By Constantine Campbell / Zondervan
This book is a very important, although short, book. This book is an introduction to the idea of aspect. Wht is aspect, you might ask? To put it simply, aspect is viewpoint. The difficulties that Greek scholars have faced over the past hundred years or so is in achieving a description of Greek tenses that accounted for all the variety present in the Greek language. For instance, what does the aorist mean, intrinsically? Does it mean “point-like action?” Campbell says no. He gives examples of aorists that do not describe “point-like action.” He argues that such an idea can be part of what an aorist means, but that people who claim the above are confusing Aktionsart with aspect. Aktionsart is an exegetical conclusion, not a starting point. It refers to characteristics that verbs can have regard the nature of the action. Is the action point-like, repetitive (iterative), progressive, ingressive (initiatory), etc. Aspect, however, refers to viewpoint.

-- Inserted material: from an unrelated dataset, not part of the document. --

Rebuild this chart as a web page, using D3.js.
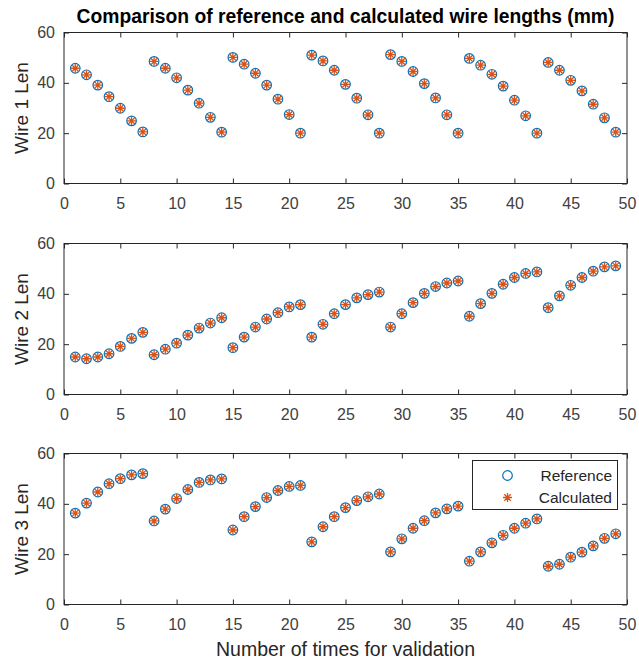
<!DOCTYPE html>
<html>
<head>
<meta charset="utf-8">
<script src="https://cdn.jsdelivr.net/npm/d3@7"></script>
<style>
  body { margin: 0; background: #fff; }
  svg { font-family: "Liberation Sans", Arial, sans-serif; }
  .tick text { fill: #404040; font-size: 16px; }
  .tick line { stroke: #262626; }
</style>
</head>
<body>
<svg width="639" height="665"></svg>
<script>
// wire lengths per validation run (1..49), reference and calculated overlap
var wire1 = [45.8, 43.2, 39.1, 34.5, 29.9, 24.9, 20.5,
             48.5, 45.8, 42.0, 37.1, 31.9, 26.3, 20.4,
             50.1, 47.4, 43.8, 39.1, 33.5, 27.4, 20.0,
             51.0, 48.7, 45.0, 39.4, 33.9, 27.3, 20.0,
             51.2, 48.5, 44.5, 39.7, 34.0, 27.3, 20.0,
             49.7, 47.0, 43.4, 38.7, 33.1, 26.9, 20.0,
             48.1, 45.0, 41.0, 36.8, 31.5, 26.1, 20.4];
var wire2 = [14.9, 14.2, 14.9, 16.2, 19.1, 22.3, 24.7,
             15.8, 18.0, 20.4, 23.6, 26.4, 28.4, 30.5,
             18.6, 22.8, 26.8, 30.0, 32.5, 34.8, 35.7,
             22.8, 27.9, 32.1, 35.7, 38.4, 39.7, 40.7,
             26.8, 32.1, 36.5, 40.2, 42.9, 44.3, 45.1,
             31.1, 36.1, 40.2, 43.8, 46.5, 48.1, 48.7,
             34.5, 39.2, 43.4, 46.5, 49.0, 50.7, 51.1];
var wire3 = [36.3, 40.3, 44.7, 48.0, 50.0, 51.5, 52.0,
             33.2, 37.9, 42.1, 45.7, 48.5, 49.5, 49.9,
             29.6, 34.9, 38.9, 42.5, 45.3, 46.9, 47.3,
             24.9, 30.9, 34.9, 38.5, 41.3, 42.8, 43.9,
             20.9, 26.1, 30.3, 33.3, 36.4, 38.0, 39.1,
             17.2, 20.9, 24.5, 27.5, 30.3, 32.3, 34.0,
             15.2, 16.0, 18.8, 20.8, 23.3, 26.3, 28.1];
var reference = [wire1, wire2, wire3];
var calculated = [wire1.slice(), wire2.slice(), wire3.slice()];
var panelLabels = ['Wire 1 Len', 'Wire 2 Len', 'Wire 3 Len'];
var xTicks = [0, 5, 10, 15, 20, 25, 30, 35, 40, 45, 50];
var yTicks = [0, 20, 40, 60];
var legendNames = ['Reference', 'Calculated'];

var blue = '#0072BD', orange = '#D95319', ink = '#262626';

var svg = d3.select('svg');
var left = 64, right = 627, ph = 151;
var tops = [32.5, 243.5, 453.5];

var x = d3.scaleLinear().domain([0, 50]).range([left, right]);

function star(s) {
  var k = s * 0.72;
  return 'M' + (-s) + ',0L' + s + ',0M0,' + (-s) + 'L0,' + s +
    'M' + (-k) + ',' + (-k) + 'L' + k + ',' + k + 'M' + (-k) + ',' + k + 'L' + k + ',' + (-k);
}

tops.forEach(function(top, p) {
  var y = d3.scaleLinear().domain([0, 60]).range([top + ph, top]);
  var g = svg.append('g');

  g.append('g').attr('transform', 'translate(0,' + (top + ph) + ')')
    .call(d3.axisBottom(x).tickValues(xTicks).tickSize(-5).tickSizeOuter(0).tickPadding(14))
    .call(function(a) { a.select('.domain').remove(); });
  g.append('g').attr('transform', 'translate(0,' + top + ')')
    .call(d3.axisTop(x).tickValues(xTicks).tickSize(-5).tickSizeOuter(0).tickFormat(''))
    .call(function(a) { a.select('.domain').remove(); });
  g.append('g').attr('transform', 'translate(' + left + ',0)')
    .call(d3.axisLeft(y).tickValues(yTicks).tickSize(-5).tickSizeOuter(0).tickPadding(9))
    .call(function(a) { a.select('.domain').remove(); });
  g.append('g').attr('transform', 'translate(' + right + ',0)')
    .call(d3.axisRight(y).tickValues(yTicks).tickSize(-5).tickSizeOuter(0).tickFormat(''))
    .call(function(a) { a.select('.domain').remove(); });

  g.selectAll('.tick text').attr('font-family', null).attr('font-size', null);

  g.append('rect')
    .attr('x', left).attr('y', top).attr('width', right - left).attr('height', ph)
    .attr('fill', 'none').attr('stroke', ink).attr('stroke-width', 1);

  g.append('g').selectAll('circle')
    .data(reference[p])
    .enter().append('circle')
      .attr('cx', function(d, i) { return x(i + 1); })
      .attr('cy', function(d) { return y(d); })
      .attr('r', 4.8)
      .attr('fill', 'none').attr('stroke', blue).attr('stroke-width', 1.2);

  g.append('g').selectAll('path')
    .data(calculated[p])
    .enter().append('path')
      .attr('transform', function(d, i) { return 'translate(' + x(i + 1) + ',' + y(d) + ')'; })
      .attr('d', star(4.5))
      .attr('stroke', orange).attr('stroke-width', 1.3).attr('fill', 'none');

  g.append('text')
    .attr('transform', 'translate(27.5,' + (top + ph / 2) + ') rotate(-90)')
    .attr('text-anchor', 'middle')
    .attr('fill', ink).attr('font-size', '19px')
    .text(panelLabels[p]);
});

svg.append('text')
  .attr('x', (left + right) / 2).attr('y', 23)
  .attr('text-anchor', 'middle').attr('font-weight', 'bold')
  .attr('font-size', '19.3px').attr('fill', '#000')
  .text('Comparison of reference and calculated wire lengths (mm)');

svg.append('text')
  .attr('x', (left + right) / 2).attr('y', 656)
  .attr('text-anchor', 'middle')
  .attr('font-size', '19.5px').attr('fill', ink)
  .text('Number of times for validation');

// legend
var lg = svg.append('g');
lg.append('rect')
  .attr('x', 472.5).attr('y', 460.5).attr('width', 145).attr('height', 49)
  .attr('fill', '#fff').attr('stroke', ink).attr('stroke-width', 1);
lg.append('circle')
  .attr('cx', 507.5).attr('cy', 475.5).attr('r', 4.8)
  .attr('fill', 'none').attr('stroke', blue).attr('stroke-width', 1.2);
lg.append('path')
  .attr('transform', 'translate(507.5,497.5)')
  .attr('d', star(4.5))
  .attr('stroke', orange).attr('stroke-width', 1.3).attr('fill', 'none');
lg.selectAll('text')
  .data(legendNames)
  .enter().append('text')
    .attr('x', 612).attr('y', function(d, i) { return 481 + i * 22; })
    .attr('text-anchor', 'end')
    .attr('font-size', '15.5px').attr('fill', ink)
    .text(function(d) { return d; });
</script>
</body>
</html>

The two viewpoints are perfective aspect and imperfective aspect. He makes sure that this concept is not to be confused with the time of the action. Rather, it has to do with how the action is being described. His analogy is that of a reporter describing a parade. Perfective aspect is the view from the helicopter. It is a summary, and it is viewed from the outside. Imperfective aspect, on the other hand, is more vivid. It is the reporter being on the ground level describing the parade as it is happening. He argues, then, that the aorist has perfective aspect. It is a summary tense. The perfect tense, however, is imperfective in aspect (!). The difference is that the perfect tense describes a closer view, like a zoom lense. The pluperfect is also imperfective. However, it is much more remote. Similar evaluations of all the Greek tense-forms are presented in clear, non-jargonic language.
Why is this book so important? It offers a way to understand Greek tenses that makes sense of all the data, not just part of it. Furthermore, is offers clear conceptual categories with which we can understand Greek verbs. My own understanding was much sharpened by reading this book. Also, my ability to critique commentaries has been improved as well. This book will help prevent many unfortunate exegeses that base their erroneous conclusions on faulty understandings of the Greek tense-forms. It will help prevent over-reading the much abused aorist tense.
The reader must be proficient in Greek to get much out of the book. However, it is a perfect book for intermediate Greek students, as it includes a workbook within its pages (and an answer key, but don’t tell anyone!).
The reason why this book will transform commentaries is not so much that his conclusions are wholly original. It is not so much that as that he is able to explain this important theory in easy to understand language, and will thus influence pastors, not just scholars. For anyone who thinks he knows Greek, this book will be a big help.